To this extent, sustainability has been built on trade-offs. No company can be truly “sustainable” until all departments have radicalised their processes and priorities. A key role of the sustainability professional has therefore been to bridge these departmental divides over time; to take climate action from a niche idea to an in-built company ethos. The rise of the boardroom-level chief sustainability officer in recent years serves to highlight that, in many businesses, that ethos is now being realised.
Earlier this month, another breakthrough came. In an unprecedented move, Helena Helmersson was announced as not only the first woman to be H&M’s chief executive, but its first boss with “sustainability professional” on her CV. In fact, this appears to be the first time that a sustainability professional has risen up the ranks to lead a large business.
Helmersson spent more than five years in H&M’s sustainability team, first as social sustainability manager then as a sustainability manager.

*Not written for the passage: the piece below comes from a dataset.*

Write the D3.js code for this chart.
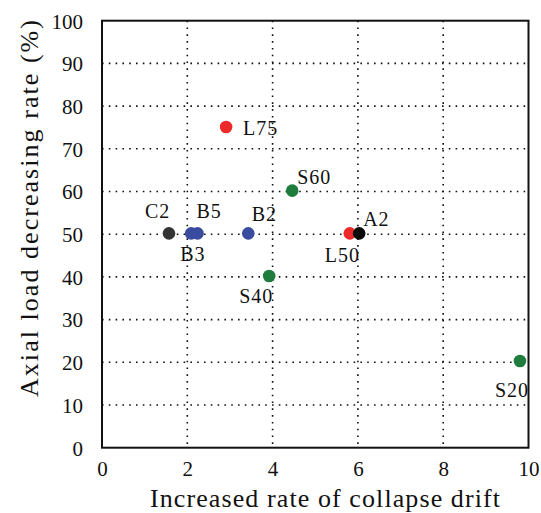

“I am very incentivised and humble ahead of the task,” Helmersson said at the time. “I look forward to driving the plan forward together with my colleagues, with a focus on the customer to continue strengthening our financial development in the short and long term. There is great potential to expand with existing and new brands, with new types of partnerships and to continue leading the development towards a sustainable fashion industry.”
In recent years, H&M has made a number of big sustainability commitments, most notably pledges to become a “fully circular” business by 2030 and achieve “climate-positivity” by 2040. The fashion giant has adopted a strong leadership stance on CSR by looking beyond net-zero emissions, although its sustainability transition has been somewhat stifled by a fast-fashion business model, compounded by discrepancies over worker pay.

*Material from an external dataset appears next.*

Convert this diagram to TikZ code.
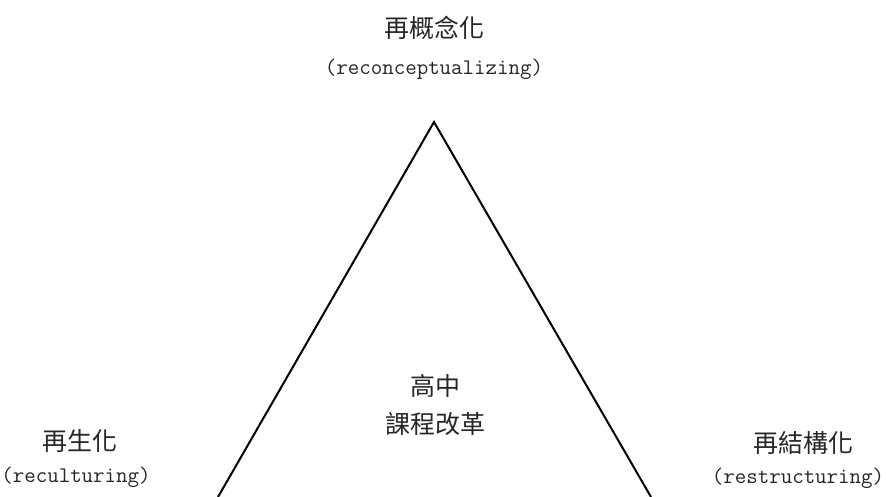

Helmersson’s task at hand is to build those lofty climate and circular goals into every decision-making process and to use her expertise spanning the entire sustainability agenda to begin to remove the trade-offs associated with traditional business models. It is not an easy task, but forms the litmus test of what could be a new dawn of sustainable business leaders.
First of many?
M&S’s former sustainability director Mike Barry’s LinkedIn commentary on Helmersson’s appointment garnered an immensely positive response from the sustainability community, with commenters noting that “we’ve got to a point where ‘woman becomes CEO’ is no longer the headline” and that this would be a “litmus test” for normalising the CSO-to-CEO career trajectory.